Energy-efficient resource allocation in NOMA-integrated V2X networks

• Published in: Computer communications Vol. 197; pp. 23 - 33
• Main Authors: Shan, Liqing, Gao, Songtao, Chen, Shuaishuai, Xu, Mingkai, Zhang, Fenghui, Bao, Xuecai, Chen, Ming
• Format: Journal Article
• Language: English
• Published: Elsevier B.V 01.01.2023
• Subjects: Device-to-Device (D2D); Energy efficiency (EE); Non-orthogonal multiple access (NOMA); Resource allocation; Vehicle-to-Everything (V2X); Vehicle-to-Everything (V2X); Energy efficiency (EE); Device-to-Device (D2D); Non-orthogonal multiple access (NOMA); Resource allocation
• ISSN: 0140-3664; 1873-703X
• DOI: 10.1016/j.comcom.2022.10.005

In Vehicle-to-Everything (V2X) communication networks, cellular Device-to-Device (D2D) communication can improve the spectrum efficiency, and non-orthogonal multiple access (NOMA) can further enhance the connection density.

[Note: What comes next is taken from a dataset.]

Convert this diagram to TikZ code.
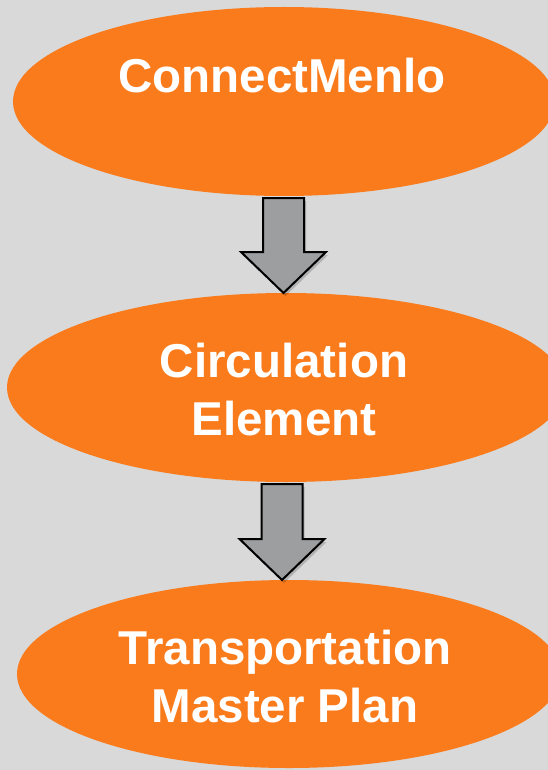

However, for the cellular D2D communications, the involved execution condition for NOMA may be affected by the additional interference introduced by cellular links in V2X. In this paper, we study the energy-efficient resource allocation problem in cellular D2D-aided V2X networks with NOMA. To efficiently meet the quality of service (QoS) requirements while taking into account the maximum performance from the user’s perspective, we are committed to maximizing the minimum energy efficiency (EE) of each matching link, by jointly optimizing power allocation and spectrum reusing at Vehicle-to-Infrastructure (V2I) links and cellular D2D-based Vehicle-to-Vehicle (V2V) links. Since this problem is mathematically mixed-integer and non-convex, we first develop a two-layer block coordinate descent (BCD) scheme to solve power allocation subproblem. Specifically, the optimal intra-group power allocation strategy is derived in the inner-layer. Then, Dinkelbach and concave–convex procedure (CCCP) are employed to tighten the lower bound of original problem in the outer-layer. Followed by this, we address the remaining spectrum sharing subproblem based on the principle of minimum EE maximization. Simulation results show that the proposed algorithm can achieve excellent performance and outperform the other benchmark schemes significantly.